Die Königsdisziplin, um sich selbst als der Beste herauszustellen, sind Intrigen. Einfach hier und da ein böses Wort über den anderen verbreiten und ja nicht zulassen, dass auch der Rest der Menschheit noch Freunde hat. Wie soll man seinen Status als wertvollster Mensch behalten, wenn es da noch andere anerkannte Menschen gibt? Das ist schwer. Also verbreitet man Gerüchte und wundert sich, warum der Rest der Welt nicht mehr weiß, woran er glauben soll oder besser gesagt kann!

Lass uns am besten nicht darüber reden. Auch dieser Einstellung begegnet man selbst, wenn es um politische und damit eher unpersönliche Themen geht. Die Frage ist nur, wie wir einen politischen Kurs finden wollen, wenn es uns zu schwerfällt, Meinungen auszusprechen und Gegenmeinungen auszuhalten. Wie soll der andere von etwas überzeugt werden, wenn er nicht einmal die Argumente kennt? Ist man sich doch zu unsicher über die eigene Meinung oder hat sie selbst nur übernommen und kennt die Argumente nicht?

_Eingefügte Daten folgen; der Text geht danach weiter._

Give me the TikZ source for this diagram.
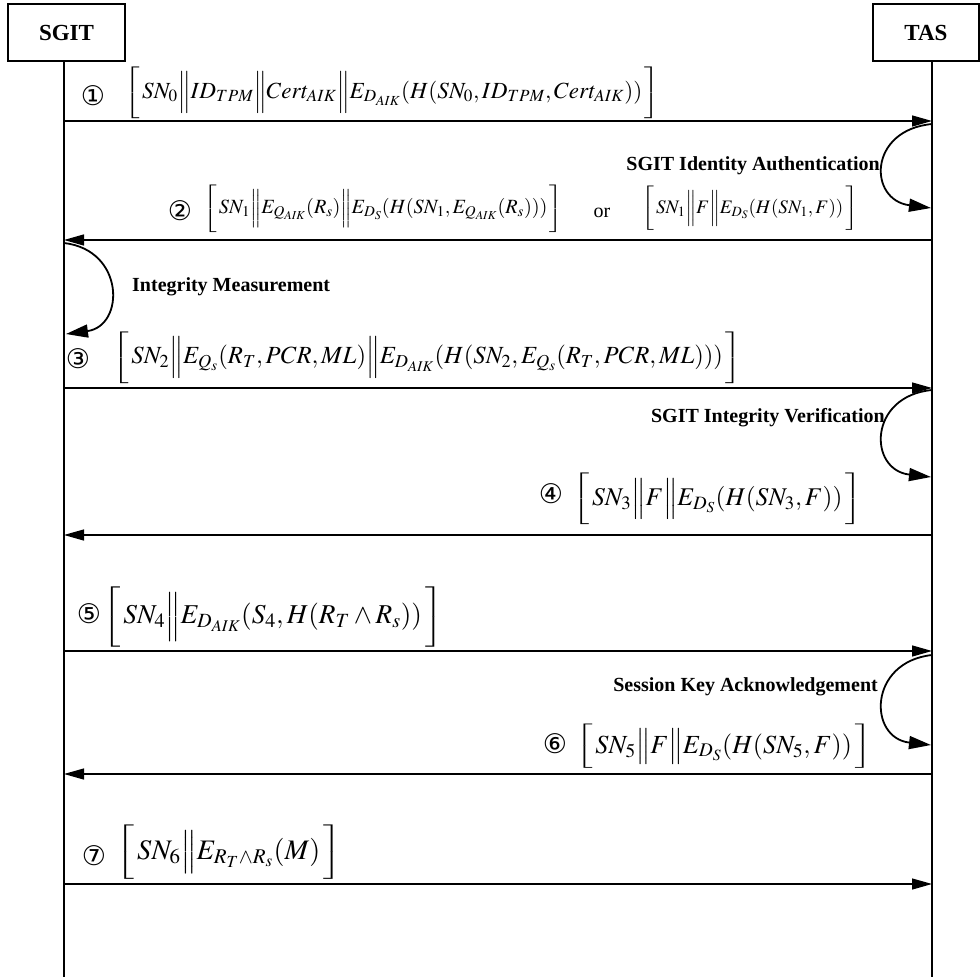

Am Ende zählt es, dass wir uns alle an die eigene Nase fassen. Gewisse Verhaltensweisen hat jeder von uns. Manche sind typisch für bestimmte Gruppen. So gibt es die berühmte Geschichte vom streitenden Ehepaar: der Mann schweigt, die Frau redet immer weiter und da sich beide von Verhalten des anderen genervt fühlen, gibt es nur noch mehr Ärger. Ich denke, es ist wichtig für sich allein abzuwägen, worin man gut ist, was die eigenen Stärken sind und das Feedback der anderen als Bestätigung oder eben Irrtumsanzeichen zu nutzen. Meist fängt eben die Änderung am Großen im Kleinen an. Danach könnten wir anfangen, wieder etwas einsichtiger und respektvoller mit unseren Mitmenschen umzugehen. In jedem Team gibt es sehr verschiedene Rollen. Alle Rollen sollten passend besetzt werden. Jede Rolle hat ihren Wert. Es sollte niemand Angst haben (müssen), seinen Platz nicht zu finden.